• _Data supplied_:
- - - -

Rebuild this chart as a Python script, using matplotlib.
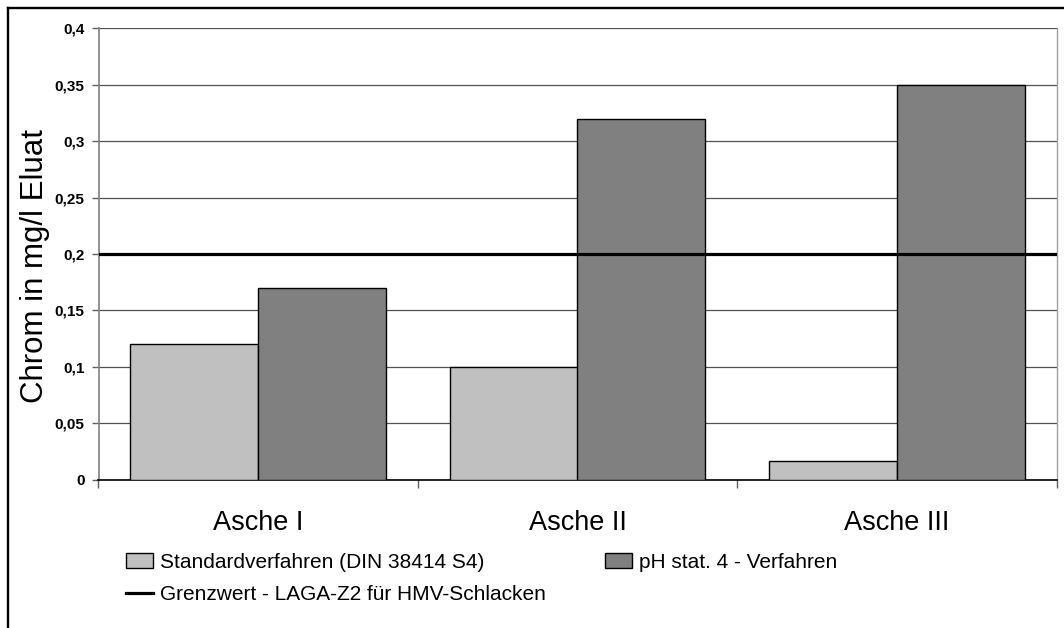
import matplotlib
matplotlib.use("Agg")
import matplotlib.pyplot as plt
from matplotlib.lines import Line2D
import numpy as np

plt.rcParams['font.family'] = ['Liberation Sans', 'DejaVu Sans']

categories = ["Asche I", "Asche II", "Asche III"]
standard = [0.12, 0.10, 0.016]
phstat = [0.17, 0.32, 0.35]
grenzwert = 0.2
yticks = [0, 0.05, 0.1, 0.15, 0.2, 0.25, 0.3, 0.35, 0.4]
ytick_labels = ["0", "0,05", "0,1", "0,15", "0,2", "0,25", "0,3", "0,35", "0,4"]
label_standard = "Standardverfahren (DIN 38414 S4)"
label_ph = "pH stat. 4 - Verfahren"
label_grenz = "Grenzwert - LAGA-Z2 für HMV-Schlacken"
ylabel = "Chrom in mg/l Eluat"

W, H = 1064, 628
fig = plt.figure(figsize=(W / 100, H / 100), dpi=100)
ax = fig.add_axes([98.5 / W, 1 - 479.5 / H, (1056.5 - 98.5) / W, (479.5 - 28.3) / H])

x = np.arange(len(categories))
bw = 0.4
b1 = ax.bar(x - bw / 2, standard, bw, color='#C0C0C0', edgecolor='black', linewidth=1.0, zorder=3,
            label=label_standard)
b2 = ax.bar(x + bw / 2, phstat, bw, color='#808080', edgecolor='black', linewidth=1.0, zorder=3,
            label=label_ph)
gl = ax.axhline(grenzwert, color='black', linewidth=2.3, zorder=4, label=label_grenz)

ax.set_xlim(-0.5, len(categories) - 0.5)
ax.set_ylim(0, 0.4)
ax.set_yticks(yticks)
ax.set_yticklabels(ytick_labels, fontweight='bold', fontsize=11)
ax.yaxis.grid(True, color='#505050', linewidth=0.9, zorder=0)
ax.set_axisbelow(True)

ax.set_xticks(x)
ax.set_xticklabels(categories, fontsize=19.5)
ax.set_xticks(np.arange(-0.5, len(categories)), minor=True)
ax.tick_params(axis='x', which='major', length=0, pad=22)
ax.tick_params(axis='x', which='minor', length=6, width=1, color='#606060')
ax.tick_params(axis='y', length=5, width=1, color='#606060', pad=5)

ax.spines['top'].set_visible(False)
ax.spines['left'].set_color('#808080')
ax.spines['left'].set_linewidth(1.2)
ax.spines['right'].set_color('#a0a0a0')
ax.spines['right'].set_linewidth(1.0)
ax.spines['bottom'].set_color('black')
ax.spines['bottom'].set_linewidth(1.2)

fig.text(35 / W, 1 - 266 / H, ylabel, rotation=90, ha='center', va='center', fontsize=22.5)

fs = 15
px = fs * 100 / 72
leg = fig.legend(handles=[b1, gl, b2], labels=[label_standard, label_grenz, label_ph],
                 ncol=2, loc='upper left', bbox_to_anchor=(126 / W, 1 - 553 / H),
                 frameon=False, fontsize=fs,
                 handlelength=27 / px, handleheight=15 / px,
                 handletextpad=7 / px, columnspacing=59 / px,
                 labelspacing=0.62, borderpad=0, borderaxespad=0)

# outer chart frame (top and left edges visible)
fig.add_artist(Line2D([8 / W, 8 / W], [0, 1 - 8 / H], transform=fig.transFigure,
                      color='black', linewidth=1.7))
fig.add_artist(Line2D([8 / W, 1], [1 - 8 / H, 1 - 8 / H], transform=fig.transFigure,
                      color='black', linewidth=1.7))

fig.savefig("out.png", dpi=100)
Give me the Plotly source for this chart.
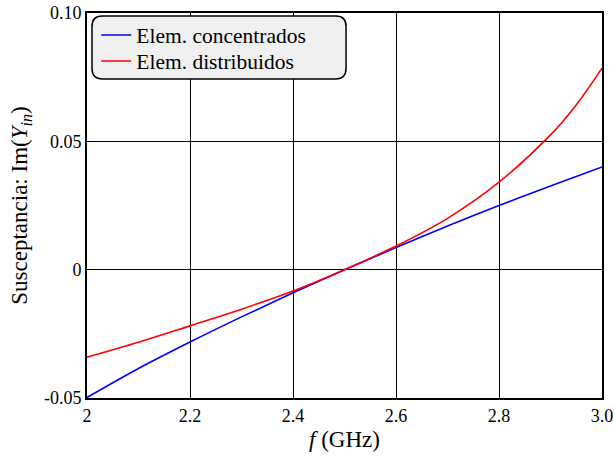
import plotly.graph_objects as go

freq_ghz = [2.0, 2.1, 2.2, 2.3, 2.4, 2.5, 2.6, 2.7, 2.8, 2.9, 2.95, 3.0]
b_concentrados = [-0.0498, -0.0385, -0.0282, -0.0184, -0.0090, 0.0, 0.0086, 0.0170, 0.0250, 0.0326, 0.0363, 0.0400]
b_distribuidos = [-0.0341, -0.0283, -0.0219, -0.0154, -0.0083, 0.0, 0.0092, 0.0200, 0.0341, 0.0525, 0.0642, 0.0785]

x_ticks = [2.0, 2.2, 2.4, 2.6, 2.8, 3.0]
x_ticklabels = ["2", "2.2", "2.4", "2.6", "2.8", "3.0"]
y_ticks = [-0.05, 0.0, 0.05, 0.10]
y_ticklabels = ["-0.05", "0", "0.05", "0.10"]

FONT = "Liberation Serif, Times New Roman, serif"

fig = go.Figure()
fig.add_trace(go.Scatter(x=freq_ghz, y=b_concentrados, mode="lines", name="Elem. concentrados",
                         line=dict(color="#0000ff", width=1.6, shape="spline"), legend="legend"))
fig.add_trace(go.Scatter(x=freq_ghz, y=b_distribuidos, mode="lines", name="Elem. distribuidos",
                         line=dict(color="#ff0000", width=1.6, shape="spline"), legend="legend2"))

# rounded legend box
x0, x1, y0, y1 = 0.0097, 0.503, 0.8286, 0.992
rx, ry = 0.02, 0.027
path = (f"M {x0+rx},{y1} L {x1-rx},{y1} Q {x1},{y1} {x1},{y1-ry} "
        f"L {x1},{y0+ry} Q {x1},{y0} {x1-rx},{y0} L {x0+rx},{y0} "
        f"Q {x0},{y0} {x0},{y0+ry} L {x0},{y1-ry} Q {x0},{y1} {x0+rx},{y1} Z")
fig.add_shape(type="path", path=path, xref="paper", yref="paper",
              fillcolor="#f0f0f0", line=dict(color="black", width=1.5), layer="above")

leg_common = dict(x=0.018, xanchor="left", yanchor="middle",
                  bgcolor="rgba(0,0,0,0)", borderwidth=0,
                  font=dict(family=FONT, size=21.5), itemwidth=30)

fig.update_layout(
    width=614, height=462,
    autosize=False,
    margin=dict(l=87, r=12, t=13, b=64, autoexpand=False),
    plot_bgcolor="white", paper_bgcolor="white",
    font=dict(family=FONT, size=18, color="black"),
    showlegend=True,
    legend=dict(y=0.9429, **leg_common),
    legend2=dict(y=0.8753, **leg_common),
    xaxis=dict(range=[2, 3], tickvals=x_ticks, ticktext=x_ticklabels,
               showgrid=True, gridcolor="black", gridwidth=1,
               showline=True, linecolor="black", linewidth=2, mirror=True,
               ticks="", zeroline=False, automargin=False,
               tickfont=dict(family=FONT, size=18),
               title=dict(text="<i>f</i> (GHz)", font=dict(family=FONT, size=23), standoff=6)),
    yaxis=dict(range=[-0.05, 0.10], tickvals=y_ticks, ticktext=y_ticklabels,
               showgrid=True, gridcolor="black", gridwidth=1,
               showline=True, linecolor="black", linewidth=2, mirror=True,
               ticks="", zeroline=False, automargin=False,
               tickfont=dict(family=FONT, size=18),
               title=dict(text="Susceptancia: Im(<i>Y</i><sub><i>in</i></sub>)",
                          font=dict(family=FONT, size=23), standoff=10)),
)

fig.write_html("out.html", config={"responsive": False})
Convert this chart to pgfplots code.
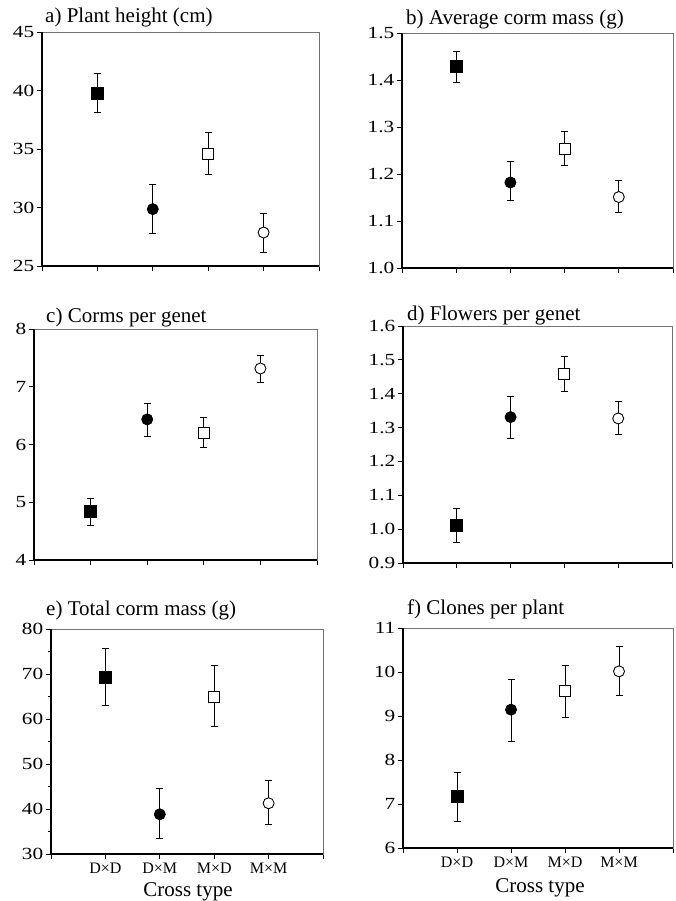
\documentclass[border=0pt]{standalone}
\usepackage{pgfplots}
\pgfplotsset{compat=1.18}
\usepackage{fontspec}
\setmainfont{Liberation Serif}
\pgfplotsset{
 panel/.style={
  scale only axis,
  anchor=south west,
  xmin=0, xmax=5,
  xtick={0,1,2,3,4,5},
  xticklabels={},
  xtick pos=bottom, ytick pos=left,
  tick align=outside,
  major tick length=5pt,
  minor tick length=3pt,
  axis line style={draw=black!55, line width=0.7pt},
  tick style={black, line width=0.9pt},
  yticklabel style={font=\fontsize{17}{17}\selectfont, xscale=1.25, inner sep=2pt},
  xticklabel style={font=\fontsize{16}{16}\selectfont, inner sep=2pt, yshift=-2pt},
  /pgf/number format/assume math mode=true,
  clip=false,
  error bars/y dir=both, error bars/y explicit,
  error bars/error bar style={black, line width=0.8pt},
  error bars/error mark options={rotate=90, mark size=3.5pt, line width=0.8pt, black},
  extra description/.code={\draw[black, line width=1.1pt] (0,1)--(0,0)--(1,0);},
 },
 dd/.style={only marks, mark=square*, mark size=6pt, mark options={draw=black, fill=black, line width=0.9pt}},
 dm/.style={only marks, mark=*, mark size=5.5pt, mark options={draw=black, fill=black, line width=0.9pt}},
 md/.style={only marks, mark=square*, mark size=5.5pt, mark options={draw=black, fill=white, line width=0.9pt}},
 mm/.style={only marks, mark=*, mark size=5.5pt, mark options={draw=black, fill=white, line width=0.9pt}},
 bottomlabels/.style={xticklabels={,D×D,D×M,M×D,M×M,}},
 onedec/.style={yticklabel style={/pgf/number format/.cd, fixed, fixed zerofill, precision=1}},
}
\begin{document}
\begin{tikzpicture}
\useasboundingbox (0pt,0pt) rectangle (675pt,-901pt);
% a) Plant height
\begin{axis}[panel, at={(42pt,-266pt)}, width=277pt, height=234pt,
  ymin=25, ymax=45, ytick={25,30,35,40,45}]
\addplot+[dd] coordinates {(1,39.77) += (0,1.72) -= (0,1.68)};
\addplot+[dm] coordinates {(2,29.86) += (0,2.14) -= (0,2.06)};
\addplot+[md] coordinates {(3,34.57) += (0,1.83) -= (0,1.77)};
\addplot+[mm] coordinates {(4,27.86) += (0,1.65) -= (0,1.72)};
\end{axis}
% b) Average corm mass
\begin{axis}[panel, onedec, at={(402pt,-268pt)}, width=271pt, height=235pt,
  ymin=1.0, ymax=1.5, ytick={1.0,1.1,1.2,1.3,1.4,1.5}]
\addplot+[dd] coordinates {(1,1.428) += (0,0.033) -= (0,0.033)};
\addplot+[dm] coordinates {(2,1.182) += (0,0.044) -= (0,0.039)};
\addplot+[md] coordinates {(3,1.254) += (0,0.037) -= (0,0.036)};
\addplot+[mm] coordinates {(4,1.151) += (0,0.036) -= (0,0.032)};
\end{axis}
% c) Corms per genet
\begin{axis}[panel, at={(34pt,-560pt)}, width=283pt, height=231pt,
  ymin=4, ymax=8, ytick={4,5,6,7,8}]
\addplot+[dd] coordinates {(1,4.846) += (0,0.224) -= (0,0.246)};
\addplot+[dm] coordinates {(2,6.435) += (0,0.285) -= (0,0.29)};
\addplot+[md] coordinates {(3,6.20) += (0,0.27) -= (0,0.25)};
\addplot+[mm] coordinates {(4,7.316) += (0,0.232) -= (0,0.236)};
\end{axis}
% d) Flowers per genet
\begin{axis}[panel, onedec, at={(403pt,-563pt)}, width=269pt, height=237pt,
  ymin=0.9, ymax=1.6, ytick={0.9,1.0,1.1,1.2,1.3,1.4,1.5,1.6}]
\addplot+[dd] coordinates {(1,1.012) += (0,0.05) -= (0,0.05)};
\addplot+[dm] coordinates {(2,1.331) += (0,0.06) -= (0,0.062)};
\addplot+[md] coordinates {(3,1.459) += (0,0.052) -= (0,0.051)};
\addplot+[mm] coordinates {(4,1.327) += (0,0.049) -= (0,0.047)};
\end{axis}
% e) Total corm mass
\begin{axis}[panel, bottomlabels, at={(51pt,-854pt)}, width=272pt, height=225pt,
  ymin=30, ymax=80, ytick={30,40,50,60,70,80}, minor y tick num=1]
\addplot+[dd] coordinates {(1,69.24) += (0,6.46) -= (0,6.3)};
\addplot+[dm] coordinates {(2,38.83) += (0,5.71) -= (0,5.27)};
\addplot+[md] coordinates {(3,65.0) += (0,6.9) -= (0,6.66)};
\addplot+[mm] coordinates {(4,41.28) += (0,4.97) -= (0,4.68)};
\end{axis}
% f) Clones per plant
\begin{axis}[panel, bottomlabels, at={(403pt,-848pt)}, width=270pt, height=220pt,
  ymin=6, ymax=11, ytick={6,7,8,9,10,11}]
\addplot+[dd] coordinates {(1,7.167) += (0,0.553) -= (0,0.553)};
\addplot+[dm] coordinates {(2,9.144) += (0,0.697) -= (0,0.712)};
\addplot+[md] coordinates {(3,9.576) += (0,0.576) -= (0,0.614)};
\addplot+[mm] coordinates {(4,10.015) += (0,0.568) -= (0,0.553)};
\end{axis}
% titles
\begin{scope}[every node/.style={anchor=base west, inner sep=0pt, font=\fontsize{21}{21}\selectfont}]
\node at (45pt,-23pt) {a) Plant height (cm)};
\node at (406pt,-25pt) {b) Average corm mass (g)};
\node at (46pt,-322pt) {c) Corms per genet};
\node at (407pt,-320pt) {d) Flowers per genet};
\node at (46pt,-615pt) {e) Total corm mass (g)};
\node at (407pt,-614pt) {f) Clones per plant};
\end{scope}
\node[anchor=base, inner sep=0pt, font=\fontsize{21}{21}\selectfont] at (188pt,-896pt) {Cross type};
\node[anchor=base, inner sep=0pt, font=\fontsize{21}{21}\selectfont] at (540pt,-892pt) {Cross type};
\end{tikzpicture}
\end{document}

- - - -

Return only the lines running from the top of the data to the line that holds "ax.set_axisbelow(True)". Include both of those lines, but skip the pictures.

Rebuild this chart as a Python script, using matplotlib.
import matplotlib
matplotlib.use("Agg")
import matplotlib.pyplot as plt
from matplotlib.lines import Line2D
import numpy as np

plt.rcParams['font.family'] = ['Liberation Sans', 'DejaVu Sans']

categories = ["Asche I", "Asche II", "Asche III"]
standard = [0.12, 0.10, 0.016]
phstat = [0.17, 0.32, 0.35]
grenzwert = 0.2
yticks = [0, 0.05, 0.1, 0.15, 0.2, 0.25, 0.3, 0.35, 0.4]
ytick_labels = ["0", "0,05", "0,1", "0,15", "0,2", "0,25", "0,3", "0,35", "0,4"]
label_standard = "Standardverfahren (DIN 38414 S4)"
label_ph = "pH stat. 4 - Verfahren"
label_grenz = "Grenzwert - LAGA-Z2 für HMV-Schlacken"
ylabel = "Chrom in mg/l Eluat"

W, H = 1064, 628
fig = plt.figure(figsize=(W / 100, H / 100), dpi=100)
ax = fig.add_axes([98.5 / W, 1 - 479.5 / H, (1056.5 - 98.5) / W, (479.5 - 28.3) / H])

x = np.arange(len(categories))
bw = 0.4
b1 = ax.bar(x - bw / 2, standard, bw, color='#C0C0C0', edgecolor='black', linewidth=1.0, zorder=3,
            label=label_standard)
b2 = ax.bar(x + bw / 2, phstat, bw, color='#808080', edgecolor='black', linewidth=1.0, zorder=3,
            label=label_ph)
gl = ax.axhline(grenzwert, color='black', linewidth=2.3, zorder=4, label=label_grenz)

ax.set_xlim(-0.5, len(categories) - 0.5)
ax.set_ylim(0, 0.4)
ax.set_yticks(yticks)
ax.set_yticklabels(ytick_labels, fontweight='bold', fontsize=11)
ax.yaxis.grid(True, color='#505050', linewidth=0.9, zorder=0)
ax.set_axisbelow(True)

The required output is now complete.